• **Task requirements**
From the first line of the listing below to the line with "const stripH = 49;", print each line exactly, and nothing more. Leave out the pictures.

• **Data segment**
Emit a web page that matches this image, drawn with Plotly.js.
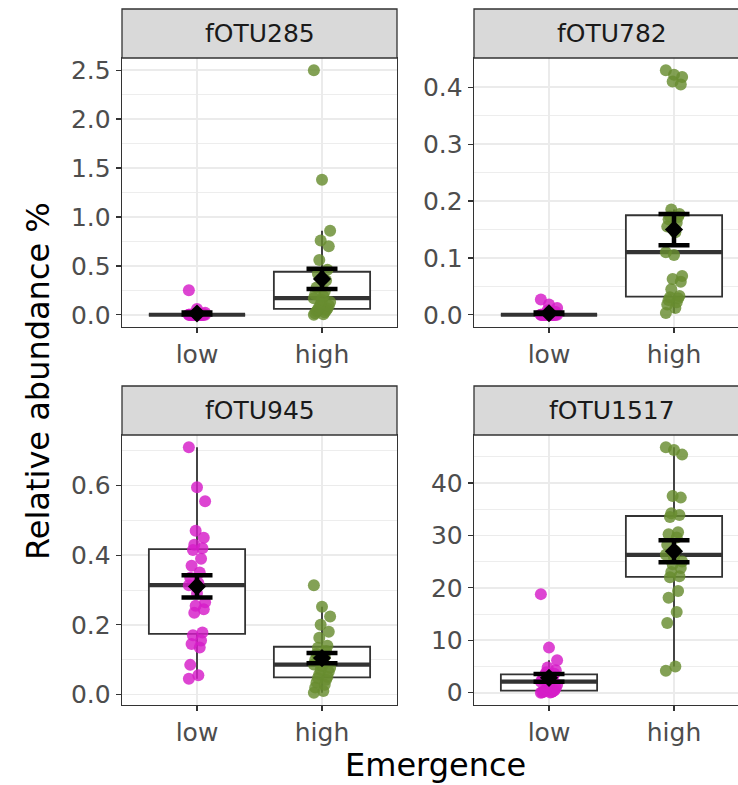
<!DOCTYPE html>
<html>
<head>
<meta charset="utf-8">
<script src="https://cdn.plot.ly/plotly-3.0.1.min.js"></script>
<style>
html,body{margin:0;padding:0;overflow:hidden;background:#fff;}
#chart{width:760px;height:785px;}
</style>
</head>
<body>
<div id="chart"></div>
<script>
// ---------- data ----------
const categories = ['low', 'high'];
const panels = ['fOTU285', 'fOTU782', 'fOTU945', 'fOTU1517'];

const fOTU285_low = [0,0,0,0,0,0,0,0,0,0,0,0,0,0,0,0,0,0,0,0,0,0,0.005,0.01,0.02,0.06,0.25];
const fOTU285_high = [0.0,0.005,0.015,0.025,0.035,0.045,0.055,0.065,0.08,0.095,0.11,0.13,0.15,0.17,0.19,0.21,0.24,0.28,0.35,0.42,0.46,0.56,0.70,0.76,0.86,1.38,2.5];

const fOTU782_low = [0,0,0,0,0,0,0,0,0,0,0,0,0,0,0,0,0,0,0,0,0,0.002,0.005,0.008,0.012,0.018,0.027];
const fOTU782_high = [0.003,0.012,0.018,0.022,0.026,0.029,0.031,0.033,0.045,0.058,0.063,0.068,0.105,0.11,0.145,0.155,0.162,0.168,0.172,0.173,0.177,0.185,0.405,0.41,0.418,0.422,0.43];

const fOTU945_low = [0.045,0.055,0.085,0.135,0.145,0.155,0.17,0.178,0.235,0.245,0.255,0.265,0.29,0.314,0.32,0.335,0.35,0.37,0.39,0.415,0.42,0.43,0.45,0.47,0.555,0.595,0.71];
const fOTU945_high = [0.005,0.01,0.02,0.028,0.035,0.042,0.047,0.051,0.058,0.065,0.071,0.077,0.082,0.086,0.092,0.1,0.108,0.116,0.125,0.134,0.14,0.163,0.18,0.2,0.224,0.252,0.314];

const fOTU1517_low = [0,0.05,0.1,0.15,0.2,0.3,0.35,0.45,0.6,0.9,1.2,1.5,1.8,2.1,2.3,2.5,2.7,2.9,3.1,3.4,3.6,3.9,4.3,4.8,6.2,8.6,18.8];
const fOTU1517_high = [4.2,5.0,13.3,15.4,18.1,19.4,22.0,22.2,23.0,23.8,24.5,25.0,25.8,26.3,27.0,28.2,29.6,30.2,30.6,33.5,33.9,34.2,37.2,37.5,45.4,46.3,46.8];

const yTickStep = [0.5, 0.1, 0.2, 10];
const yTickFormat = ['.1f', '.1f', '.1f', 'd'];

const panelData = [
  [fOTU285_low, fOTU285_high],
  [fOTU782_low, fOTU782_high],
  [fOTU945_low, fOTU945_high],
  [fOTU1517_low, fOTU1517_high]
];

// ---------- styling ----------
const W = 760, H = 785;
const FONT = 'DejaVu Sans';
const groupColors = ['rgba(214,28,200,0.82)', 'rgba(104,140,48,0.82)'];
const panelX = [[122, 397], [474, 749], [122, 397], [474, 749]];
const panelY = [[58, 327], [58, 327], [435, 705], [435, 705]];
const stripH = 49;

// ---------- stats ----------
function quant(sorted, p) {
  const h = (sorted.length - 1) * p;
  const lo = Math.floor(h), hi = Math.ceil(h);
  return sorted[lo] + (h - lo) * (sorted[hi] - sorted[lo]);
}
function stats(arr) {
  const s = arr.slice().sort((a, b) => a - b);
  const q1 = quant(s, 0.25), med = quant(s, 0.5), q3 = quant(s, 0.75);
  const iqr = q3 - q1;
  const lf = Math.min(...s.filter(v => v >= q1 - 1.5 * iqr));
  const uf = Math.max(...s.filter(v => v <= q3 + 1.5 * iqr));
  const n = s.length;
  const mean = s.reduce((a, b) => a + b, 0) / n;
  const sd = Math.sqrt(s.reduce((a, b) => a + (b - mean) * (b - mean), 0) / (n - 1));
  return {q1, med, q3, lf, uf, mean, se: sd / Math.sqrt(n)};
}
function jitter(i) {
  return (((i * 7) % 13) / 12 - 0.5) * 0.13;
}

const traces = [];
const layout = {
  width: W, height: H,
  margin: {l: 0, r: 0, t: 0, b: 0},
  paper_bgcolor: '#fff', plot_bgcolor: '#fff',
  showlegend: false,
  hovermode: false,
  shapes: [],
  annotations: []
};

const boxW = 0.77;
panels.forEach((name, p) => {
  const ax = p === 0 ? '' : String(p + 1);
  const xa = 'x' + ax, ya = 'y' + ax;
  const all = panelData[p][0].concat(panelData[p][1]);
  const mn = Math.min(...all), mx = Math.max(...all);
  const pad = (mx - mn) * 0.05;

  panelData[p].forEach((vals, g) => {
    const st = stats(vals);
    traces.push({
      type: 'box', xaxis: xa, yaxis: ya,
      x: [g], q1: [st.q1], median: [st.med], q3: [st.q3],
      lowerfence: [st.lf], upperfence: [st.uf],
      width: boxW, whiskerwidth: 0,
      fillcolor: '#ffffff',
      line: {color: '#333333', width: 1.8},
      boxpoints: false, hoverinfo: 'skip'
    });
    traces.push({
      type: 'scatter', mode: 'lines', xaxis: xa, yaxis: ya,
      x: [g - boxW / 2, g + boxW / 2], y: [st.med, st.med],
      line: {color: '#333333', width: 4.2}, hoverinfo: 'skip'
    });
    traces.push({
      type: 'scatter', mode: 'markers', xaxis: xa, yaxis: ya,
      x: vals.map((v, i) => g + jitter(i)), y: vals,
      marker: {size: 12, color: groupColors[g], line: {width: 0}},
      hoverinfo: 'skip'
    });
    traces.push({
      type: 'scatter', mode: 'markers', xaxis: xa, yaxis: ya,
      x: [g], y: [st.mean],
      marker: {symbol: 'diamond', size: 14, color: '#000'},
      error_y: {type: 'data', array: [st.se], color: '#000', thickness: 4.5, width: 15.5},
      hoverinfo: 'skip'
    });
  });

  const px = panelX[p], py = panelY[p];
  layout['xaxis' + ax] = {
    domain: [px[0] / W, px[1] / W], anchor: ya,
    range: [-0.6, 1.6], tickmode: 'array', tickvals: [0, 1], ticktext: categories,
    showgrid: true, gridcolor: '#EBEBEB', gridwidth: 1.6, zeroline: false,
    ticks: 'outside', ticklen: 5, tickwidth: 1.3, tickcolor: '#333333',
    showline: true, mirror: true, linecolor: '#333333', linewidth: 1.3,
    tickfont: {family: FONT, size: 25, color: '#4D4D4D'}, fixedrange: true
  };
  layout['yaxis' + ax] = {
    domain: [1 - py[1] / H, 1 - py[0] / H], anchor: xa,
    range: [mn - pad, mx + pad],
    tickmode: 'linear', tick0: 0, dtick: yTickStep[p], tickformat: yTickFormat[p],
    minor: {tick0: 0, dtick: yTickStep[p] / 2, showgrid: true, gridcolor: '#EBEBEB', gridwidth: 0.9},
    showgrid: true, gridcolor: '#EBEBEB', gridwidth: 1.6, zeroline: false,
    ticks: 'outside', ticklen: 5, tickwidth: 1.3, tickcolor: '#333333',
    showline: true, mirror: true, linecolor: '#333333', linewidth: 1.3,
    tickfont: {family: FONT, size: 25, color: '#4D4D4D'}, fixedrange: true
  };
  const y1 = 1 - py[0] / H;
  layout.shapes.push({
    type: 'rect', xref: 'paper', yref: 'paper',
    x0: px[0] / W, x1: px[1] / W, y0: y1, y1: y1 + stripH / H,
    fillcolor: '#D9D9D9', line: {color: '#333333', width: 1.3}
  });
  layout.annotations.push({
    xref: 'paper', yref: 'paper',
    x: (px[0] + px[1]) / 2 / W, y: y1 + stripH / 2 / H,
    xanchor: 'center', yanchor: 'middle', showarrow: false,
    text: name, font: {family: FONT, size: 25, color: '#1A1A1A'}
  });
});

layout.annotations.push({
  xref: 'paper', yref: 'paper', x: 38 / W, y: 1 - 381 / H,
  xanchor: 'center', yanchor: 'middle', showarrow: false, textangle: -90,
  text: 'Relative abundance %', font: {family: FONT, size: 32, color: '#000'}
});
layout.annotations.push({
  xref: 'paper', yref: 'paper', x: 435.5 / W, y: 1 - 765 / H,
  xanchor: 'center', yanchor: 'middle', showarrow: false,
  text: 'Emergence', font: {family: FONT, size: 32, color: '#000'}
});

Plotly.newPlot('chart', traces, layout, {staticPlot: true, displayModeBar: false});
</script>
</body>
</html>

• **Written response**
Emit a web page that matches this image, drawn with Plotly.js.
<!DOCTYPE html>
<html>
<head>
<meta charset="utf-8">
<script src="https://cdn.plot.ly/plotly-3.0.1.min.js"></script>
<style>
html,body{margin:0;padding:0;overflow:hidden;background:#fff;}
#chart{width:760px;height:785px;}
</style>
</head>
<body>
<div id="chart"></div>
<script>
// ---------- data ----------
const categories = ['low', 'high'];
const panels = ['fOTU285', 'fOTU782', 'fOTU945', 'fOTU1517'];

const fOTU285_low = [0,0,0,0,0,0,0,0,0,0,0,0,0,0,0,0,0,0,0,0,0,0,0.005,0.01,0.02,0.06,0.25];
const fOTU285_high = [0.0,0.005,0.015,0.025,0.035,0.045,0.055,0.065,0.08,0.095,0.11,0.13,0.15,0.17,0.19,0.21,0.24,0.28,0.35,0.42,0.46,0.56,0.70,0.76,0.86,1.38,2.5];

const fOTU782_low = [0,0,0,0,0,0,0,0,0,0,0,0,0,0,0,0,0,0,0,0,0,0.002,0.005,0.008,0.012,0.018,0.027];
const fOTU782_high = [0.003,0.012,0.018,0.022,0.026,0.029,0.031,0.033,0.045,0.058,0.063,0.068,0.105,0.11,0.145,0.155,0.162,0.168,0.172,0.173,0.177,0.185,0.405,0.41,0.418,0.422,0.43];

const fOTU945_low = [0.045,0.055,0.085,0.135,0.145,0.155,0.17,0.178,0.235,0.245,0.255,0.265,0.29,0.314,0.32,0.335,0.35,0.37,0.39,0.415,0.42,0.43,0.45,0.47,0.555,0.595,0.71];
const fOTU945_high = [0.005,0.01,0.02,0.028,0.035,0.042,0.047,0.051,0.058,0.065,0.071,0.077,0.082,0.086,0.092,0.1,0.108,0.116,0.125,0.134,0.14,0.163,0.18,0.2,0.224,0.252,0.314];

const fOTU1517_low = [0,0.05,0.1,0.15,0.2,0.3,0.35,0.45,0.6,0.9,1.2,1.5,1.8,2.1,2.3,2.5,2.7,2.9,3.1,3.4,3.6,3.9,4.3,4.8,6.2,8.6,18.8];
const fOTU1517_high = [4.2,5.0,13.3,15.4,18.1,19.4,22.0,22.2,23.0,23.8,24.5,25.0,25.8,26.3,27.0,28.2,29.6,30.2,30.6,33.5,33.9,34.2,37.2,37.5,45.4,46.3,46.8];

const yTickStep = [0.5, 0.1, 0.2, 10];
const yTickFormat = ['.1f', '.1f', '.1f', 'd'];

const panelData = [
  [fOTU285_low, fOTU285_high],
  [fOTU782_low, fOTU782_high],
  [fOTU945_low, fOTU945_high],
  [fOTU1517_low, fOTU1517_high]
];

// ---------- styling ----------
const W = 760, H = 785;
const FONT = 'DejaVu Sans';
const groupColors = ['rgba(214,28,200,0.82)', 'rgba(104,140,48,0.82)'];
const panelX = [[122, 397], [474, 749], [122, 397], [474, 749]];
const panelY = [[58, 327], [58, 327], [435, 705], [435, 705]];
const stripH = 49;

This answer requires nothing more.